Stephanie Lubinski spoke of her husband Troy, a Minnesota firefighter who died by suicide while battling opioid addiction. Lubinski read her late husband’s suicide note aloud to the Sacklers, in which he said: “I’m sorry. I love you all.”

“Richard, David, Theresa, you have made an insane amount of money. … I have hundreds of thousands of medical bills to figure out on my own,” she told them. “You’re going to be remembered for being murderers.”

Lubinski, who has cancer, said she won’t be alive when the Sacklers pay victims or their survivors as part of a settlement agreement.

Ryan Hampton became addicted to OxyContin after taking it for a knee injury. Hampton, now in recovery, talked directly to Richard Sackler when he spoke.

“I pray you get exactly what is coming for you,” Hampton said, telling Richard Sackler that he “lived by the money and you may die by it as well.”

I hope that every face, every single victim’s face, haunts your every waking moment and your sleeping ones too. You poisoned our lives and had the audacity to blame us for dying.

I hope that you’ll hear our names in your dreams. I hope you hear the screams of the families who find their loved ones dead on the bathroom floor. I hope you hear the sirens. I hope you hear the heart monitor as it beeps along with a failing pulse. I hope you live the rest of your days burdened by the truth of what you have done.

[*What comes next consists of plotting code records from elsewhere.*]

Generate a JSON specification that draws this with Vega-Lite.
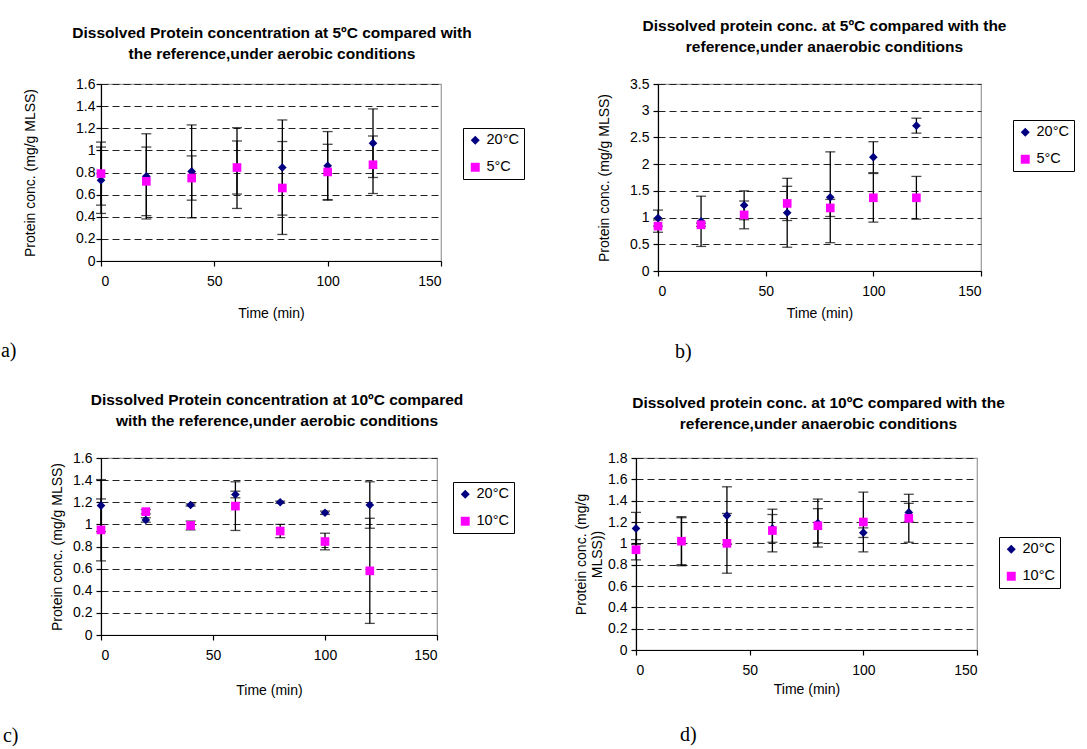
{
  "$schema": "https://vega.github.io/schema/vega-lite/v6.json",
  "background": "white",
  "padding": {"left": 0, "top": 17, "right": 0, "bottom": 0},
  "config": {
    "font": "Liberation Sans",
    "title": {"font": "Liberation Sans", "fontSize": 15.5, "fontWeight": "bold", "lineHeight": 21, "color": "black"},
    "axis": {"labelFont": "Liberation Sans", "labelFontSize": 14, "labelColor": "black", "titleFont": "Liberation Sans", "titleFontSize": 14, "titleFontWeight": "normal", "titleColor": "black", "domainColor": "black", "tickColor": "black", "domainWidth": 1.2, "tickWidth": 1.2, "tickCount": 30},
    "axisX": {"grid": false, "tickSize": 5, "labelPadding": 8},
    "axisY": {"grid": true, "gridDash": [7, 4], "gridColor": "#222", "gridWidth": 1, "tickSize": 5, "labelPadding": 4},
    "view": {"stroke": "#999", "strokeWidth": 1.2},
    "legend": {"labelFont": "Liberation Sans", "labelFontSize": 14.5, "labelColor": "black", "strokeColor": "black", "fillColor": "white", "padding": 5, "rowPadding": 12, "symbolSize": 80, "symbolStrokeWidth": 0, "labelOffset": 4}
  },
  "datasets": {
    "a": [
      {"time": 0, "series": "20°C", "mean": 0.73, "err": 0.30},
      {"time": 20, "series": "20°C", "mean": 0.765, "err": 0.385},
      {"time": 40, "series": "20°C", "mean": 0.81, "err": 0.42},
      {"time": 60, "series": "20°C", "mean": 0.84, "err": 0.365},
      {"time": 80, "series": "20°C", "mean": 0.845, "err": 0.43},
      {"time": 100, "series": "20°C", "mean": 0.86, "err": 0.31},
      {"time": 120, "series": "20°C", "mean": 1.065, "err": 0.31},
      {"time": 0, "series": "5°C", "mean": 0.79, "err": 0.285},
      {"time": 20, "series": "5°C", "mean": 0.72, "err": 0.31},
      {"time": 40, "series": "5°C", "mean": 0.75, "err": 0.20},
      {"time": 60, "series": "5°C", "mean": 0.845, "err": 0.24},
      {"time": 80, "series": "5°C", "mean": 0.66, "err": 0.42},
      {"time": 100, "series": "5°C", "mean": 0.805, "err": 0.25},
      {"time": 120, "series": "5°C", "mean": 0.87, "err": 0.26}
    ],
    "b": [
      {"time": 0, "series": "20°C", "mean": 0.99, "err": 0.15},
      {"time": 20, "series": "20°C", "mean": 0.93, "err": 0.47},
      {"time": 40, "series": "20°C", "mean": 1.23, "err": 0.27},
      {"time": 60, "series": "20°C", "mean": 1.09, "err": 0.645},
      {"time": 80, "series": "20°C", "mean": 1.38, "err": 0.85},
      {"time": 100, "series": "20°C", "mean": 2.13, "err": 0.29},
      {"time": 120, "series": "20°C", "mean": 2.72, "err": 0.14},
      {"time": 0, "series": "5°C", "mean": 0.84, "err": 0.115},
      {"time": 20, "series": "5°C", "mean": 0.865, "err": 0.03},
      {"time": 40, "series": "5°C", "mean": 1.05, "err": 0.26},
      {"time": 60, "series": "5°C", "mean": 1.265, "err": 0.32},
      {"time": 80, "series": "5°C", "mean": 1.18, "err": 0.16},
      {"time": 100, "series": "5°C", "mean": 1.37, "err": 0.455},
      {"time": 120, "series": "5°C", "mean": 1.37, "err": 0.40}
    ],
    "c": [
      {"time": 0, "series": "20°C", "mean": 1.17, "err": 0.235},
      {"time": 20, "series": "20°C", "mean": 1.04, "err": 0.02},
      {"time": 40, "series": "20°C", "mean": 1.175, "err": 0.01},
      {"time": 60, "series": "20°C", "mean": 1.27, "err": 0.03},
      {"time": 80, "series": "20°C", "mean": 1.2, "err": 0.01},
      {"time": 100, "series": "20°C", "mean": 1.105, "err": 0.015},
      {"time": 120, "series": "20°C", "mean": 1.175, "err": 0.21},
      {"time": 0, "series": "10°C", "mean": 0.95, "err": 0.28},
      {"time": 20, "series": "10°C", "mean": 1.115, "err": 0.02},
      {"time": 40, "series": "10°C", "mean": 0.99, "err": 0.04},
      {"time": 60, "series": "10°C", "mean": 1.165, "err": 0.22},
      {"time": 80, "series": "10°C", "mean": 0.94, "err": 0.06},
      {"time": 100, "series": "10°C", "mean": 0.845, "err": 0.075},
      {"time": 120, "series": "10°C", "mean": 0.58, "err": 0.475}
    ],
    "d": [
      {"time": 0, "series": "20°C", "mean": 1.14, "err": 0.15},
      {"time": 20, "series": "20°C", "mean": 1.02, "err": 0.22},
      {"time": 40, "series": "20°C", "mean": 1.26, "err": 0.27},
      {"time": 60, "series": "20°C", "mean": 1.14, "err": 0.13},
      {"time": 80, "series": "20°C", "mean": 1.19, "err": 0.225},
      {"time": 100, "series": "20°C", "mean": 1.10, "err": 0.045},
      {"time": 120, "series": "20°C", "mean": 1.29, "err": 0.085},
      {"time": 0, "series": "10°C", "mean": 0.94, "err": 0.095},
      {"time": 20, "series": "10°C", "mean": 1.02, "err": 0.23},
      {"time": 40, "series": "10°C", "mean": 1.0, "err": 0.28},
      {"time": 60, "series": "10°C", "mean": 1.12, "err": 0.2},
      {"time": 80, "series": "10°C", "mean": 1.165, "err": 0.16},
      {"time": 100, "series": "10°C", "mean": 1.2, "err": 0.28},
      {"time": 120, "series": "10°C", "mean": 1.235, "err": 0.225}
    ]
  },
  "resolve": {"scale": {"color": "independent", "shape": "independent"}, "legend": {"color": "independent", "shape": "independent"}},
  "spacing": 29,
  "vconcat": [
    {
      "resolve": {"scale": {"color": "independent", "shape": "independent"}, "legend": {"color": "independent", "shape": "independent"}},
      "spacing": 71,
      "hconcat": [
        {
          "title": {"text": "a)", "orient": "bottom", "anchor": "start", "font": "Liberation Serif", "fontSize": 20, "fontWeight": "normal", "offset": 20, "dx": -22},
          "vconcat": [
            {
              "width": 340, "height": 177,
              "title": {"text": ["Dissolved Protein concentration at 5ºC compared with", "the reference,under aerobic conditions"], "offset": 15, "dx": 1},
              "data": {"name": "a"},
              "layer": [
                {
                  "mark": {"type": "errorbar", "ticks": {"size": 10}, "color": "black", "thickness": 1.3},
                  "encoding": {
                    "x": {"field": "time", "type": "quantitative", "scale": {"domain": [0, 150], "nice": false}, "axis": {"values": [0, 50, 100, 150], "title": "Time (min)", "titlePadding": 18}},
                    "y": {"field": "mean", "type": "quantitative", "scale": {"domain": [0, 1.6], "nice": false}, "axis": {"values": [0, 0.2, 0.4, 0.6, 0.8, 1, 1.2, 1.4, 1.6], "format": "~g", "title": "Protein conc. (mg/g MLSS)", "titlePadding": 38, "labelPadding": 1}},
                    "yError": {"field": "err"}
                  }
                },
                {
                  "mark": {"type": "point", "filled": true, "opacity": 1, "size": 75},
                  "encoding": {
                    "x": {"field": "time", "type": "quantitative"},
                    "y": {"field": "mean", "type": "quantitative"},
                    "color": {"field": "series", "type": "nominal", "scale": {"domain": ["20°C", "5°C"], "range": ["#000080", "#FF00FF"]}, "legend": {"title": null, "orient": "none", "legendX": 362, "legendY": 44}},
                    "shape": {"field": "series", "type": "nominal", "scale": {"domain": ["20°C", "5°C"], "range": ["diamond", "square"]}, "legend": {"title": null, "orient": "none", "legendX": 362, "legendY": 44}}
                  }
                }
              ]
            }
          ]
        },
        {
          "title": {"text": "b)", "orient": "bottom", "anchor": "start", "font": "Liberation Serif", "fontSize": 20, "fontWeight": "normal", "offset": 21, "dx": 78},
          "vconcat": [
            {
              "width": 323, "height": 187,
              "title": {"text": ["Dissolved protein conc. at 5ºC compared with the", "reference,under anaerobic conditions"], "offset": 22, "dx": 5},
              "data": {"name": "b"},
              "layer": [
                {
                  "mark": {"type": "errorbar", "ticks": {"size": 10}, "color": "black", "thickness": 1.3},
                  "encoding": {
                    "x": {"field": "time", "type": "quantitative", "scale": {"domain": [0, 150], "nice": false}, "axis": {"values": [0, 50, 100, 150], "title": "Time (min)", "titlePadding": 8}},
                    "y": {"field": "mean", "type": "quantitative", "scale": {"domain": [0, 3.5], "nice": false}, "axis": {"values": [0, 0.5, 1, 1.5, 2, 2.5, 3, 3.5], "format": "~g", "title": "Protein conc. (mg/g MLSS)", "titlePadding": 18, "labelPadding": 4}},
                    "yError": {"field": "err"}
                  }
                },
                {
                  "mark": {"type": "point", "filled": true, "opacity": 1, "size": 75},
                  "encoding": {
                    "x": {"field": "time", "type": "quantitative"},
                    "y": {"field": "mean", "type": "quantitative"},
                    "color": {"field": "series", "type": "nominal", "scale": {"domain": ["20°C", "5°C"], "range": ["#000080", "#FF00FF"]}, "legend": {"title": null, "orient": "none", "legendX": 355, "legendY": 36}},
                    "shape": {"field": "series", "type": "nominal", "scale": {"domain": ["20°C", "5°C"], "range": ["diamond", "square"]}, "legend": {"title": null, "orient": "none", "legendX": 355, "legendY": 36}}
                  }
                }
              ]
            }
          ]
        }
      ]
    },
    {
      "resolve": {"scale": {"color": "independent", "shape": "independent"}, "legend": {"color": "independent", "shape": "independent"}},
      "spacing": 58,
      "hconcat": [
        {
          "title": {"text": "c)", "orient": "bottom", "anchor": "start", "font": "Liberation Serif", "fontSize": 20, "fontWeight": "normal", "offset": 28, "dx": -47},
          "vconcat": [
            {
              "width": 336, "height": 177,
              "title": {"text": ["Dissolved Protein concentration at 10ºC compared", "with the reference,under aerobic conditions"], "offset": 22, "dx": 8},
              "data": {"name": "c"},
              "layer": [
                {
                  "mark": {"type": "errorbar", "ticks": {"size": 10}, "color": "black", "thickness": 1.3},
                  "encoding": {
                    "x": {"field": "time", "type": "quantitative", "scale": {"domain": [0, 150], "nice": false}, "axis": {"values": [0, 50, 100, 150], "title": "Time (min)", "titlePadding": 21}},
                    "y": {"field": "mean", "type": "quantitative", "scale": {"domain": [0, 1.6], "nice": false}, "axis": {"values": [0, 0.2, 0.4, 0.6, 0.8, 1, 1.2, 1.4, 1.6], "format": "~g", "title": "Protein conc. (mg/g MLSS)", "titlePadding": 8, "labelPadding": 4}},
                    "yError": {"field": "err"}
                  }
                },
                {
                  "mark": {"type": "point", "filled": true, "opacity": 1, "size": 75},
                  "encoding": {
                    "x": {"field": "time", "type": "quantitative"},
                    "y": {"field": "mean", "type": "quantitative"},
                    "color": {"field": "series", "type": "nominal", "scale": {"domain": ["20°C", "10°C"], "range": ["#000080", "#FF00FF"]}, "legend": {"title": null, "orient": "none", "legendX": 352, "legendY": 24}},
                    "shape": {"field": "series", "type": "nominal", "scale": {"domain": ["20°C", "10°C"], "range": ["diamond", "square"]}, "legend": {"title": null, "orient": "none", "legendX": 352, "legendY": 24}}
                  }
                }
              ]
            }
          ]
        },
        {
          "title": {"text": "d)", "orient": "bottom", "anchor": "start", "font": "Liberation Serif", "fontSize": 20, "fontWeight": "normal", "offset": 28, "dx": 106},
          "vconcat": [
            {
              "width": 341, "height": 192,
              "title": {"text": ["Dissolved protein conc. at 10ºC compared with the", "reference,under anaerobic conditions"], "offset": 19, "dx": 12},
              "data": {"name": "d"},
              "layer": [
                {
                  "mark": {"type": "errorbar", "ticks": {"size": 10}, "color": "black", "thickness": 1.3},
                  "encoding": {
                    "x": {"field": "time", "type": "quantitative", "scale": {"domain": [0, 150], "nice": false}, "axis": {"values": [0, 50, 100, 150], "title": "Time (min)", "titlePadding": 5}},
                    "y": {"field": "mean", "type": "quantitative", "scale": {"domain": [0, 1.8], "nice": false}, "axis": {"values": [0, 0.2, 0.4, 0.6, 0.8, 1, 1.2, 1.4, 1.6, 1.8], "format": "~g", "title": ["Protein conc. (mg/g", "MLSS))"], "titlePadding": 3, "labelPadding": 4}},
                    "yError": {"field": "err"}
                  }
                },
                {
                  "mark": {"type": "point", "filled": true, "opacity": 1, "size": 75},
                  "encoding": {
                    "x": {"field": "time", "type": "quantitative"},
                    "y": {"field": "mean", "type": "quantitative"},
                    "color": {"field": "series", "type": "nominal", "scale": {"domain": ["20°C", "10°C"], "range": ["#000080", "#FF00FF"]}, "legend": {"title": null, "orient": "none", "legendX": 363, "legendY": 79}},
                    "shape": {"field": "series", "type": "nominal", "scale": {"domain": ["20°C", "10°C"], "range": ["diamond", "square"]}, "legend": {"title": null, "orient": "none", "legendX": 363, "legendY": 79}}
                  }
                }
              ]
            }
          ]
        }
      ]
    }
  ]
}
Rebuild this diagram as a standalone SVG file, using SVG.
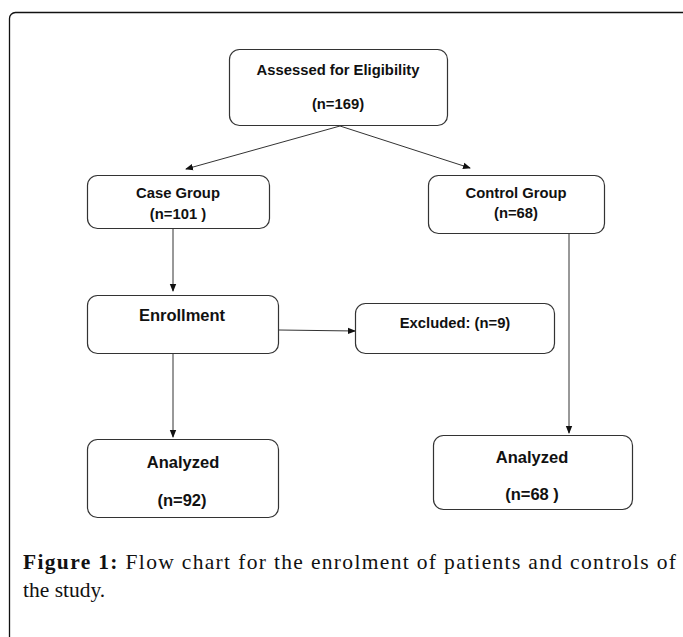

Parent after parent faced the Sacklers, recounting the moment they found out their child had died due to opioid use. Cheryl Juaire had lost two sons — Sean and Corey — to addiction. Kate Scarpone lost her son, Sgt. Joseph Scarpone, to opioid overdose. Dr. Kim Blake heard the sales pitch from Purdue about OxyContin; she refused to believe it was “non-addictive,” and her son obtained it and overdosed.

Cheryl Juaire on Thursday poses for a picture with photos of her sons who died from overdoses, Sean Merrill (left) and Corey Merrill.
Cheryl Juaire on Thursday poses for a picture with photos of her sons who died from overdoses, Sean Merrill (left) and Corey Merrill.

Seth Wenig via Associated Press

Dede Yoder showed the Sacklers photos of her son Chris, who died at 21 after taking OxyContin for a knee injury. Donna Mazurek’s daughter Paige died at 22 of addiction after using opioids for a root canal. Tiffinee Scott’s daughter Tiarra trusted her doctors when they prescribed her OxyContin for chronic pain, only for her to die in 2020. Vicki Bishop told the Sacklers she wants them to see her son Brian when they close their eyes at night, because that’s what she sees.

Liz Fitzgerald lost two sons — Matt and Kyle — to opioids, showing the Sacklers a picture of her children. Ed Bisch lost his 18-year-old son Eddie to an overdose, and has been fighting Purdue since his death in 2001. Scotti Madison said his late son Trent was the most important person in his life. The courtroom filled with screams from a recording of the 911 call Kristi Nelson made when she found her 34-year-old son Brian lifeless in bed.

“I understand today’s your birthday, Richard. How will you be celebrating?” Nelson asked the Sackler family member. “I guarantee it won’t be in the cemetery. … You have truly benefited from the death of children. You are scum of the earth.”

In a 2001 email made public during OxyContin lawsuits, Richard Sackler referred to people experiencing addiction as “scum of the earth.”

Tiffinee Scott poses for a picture with a photo of her daughter, Tiarra, after making a statement on Thursday.
Tiffinee Scott poses for a picture with a photo of her daughter, Tiarra, after making a statement on Thursday.

Seth Wenig via Associated Press

Shelly Whitaker spoke of the suffering her three children experience after they were born opioid-dependent as a result of her opioid use during pregnancy. Kara Trainor said she managed to survive years of opioid addiction, but her 11-year-old son requires round-the-clock care for neonatal abstinence syndrome. Jenny Scully described to the court the several medical conditions her daughter struggles with due to being born with opioid dependency.

“It breaks my heart when she asked, ‘Why am I not like my friends?’” Scully told the Sacklers. “The only response I can give her is cold-hearted, ruthless people like you.”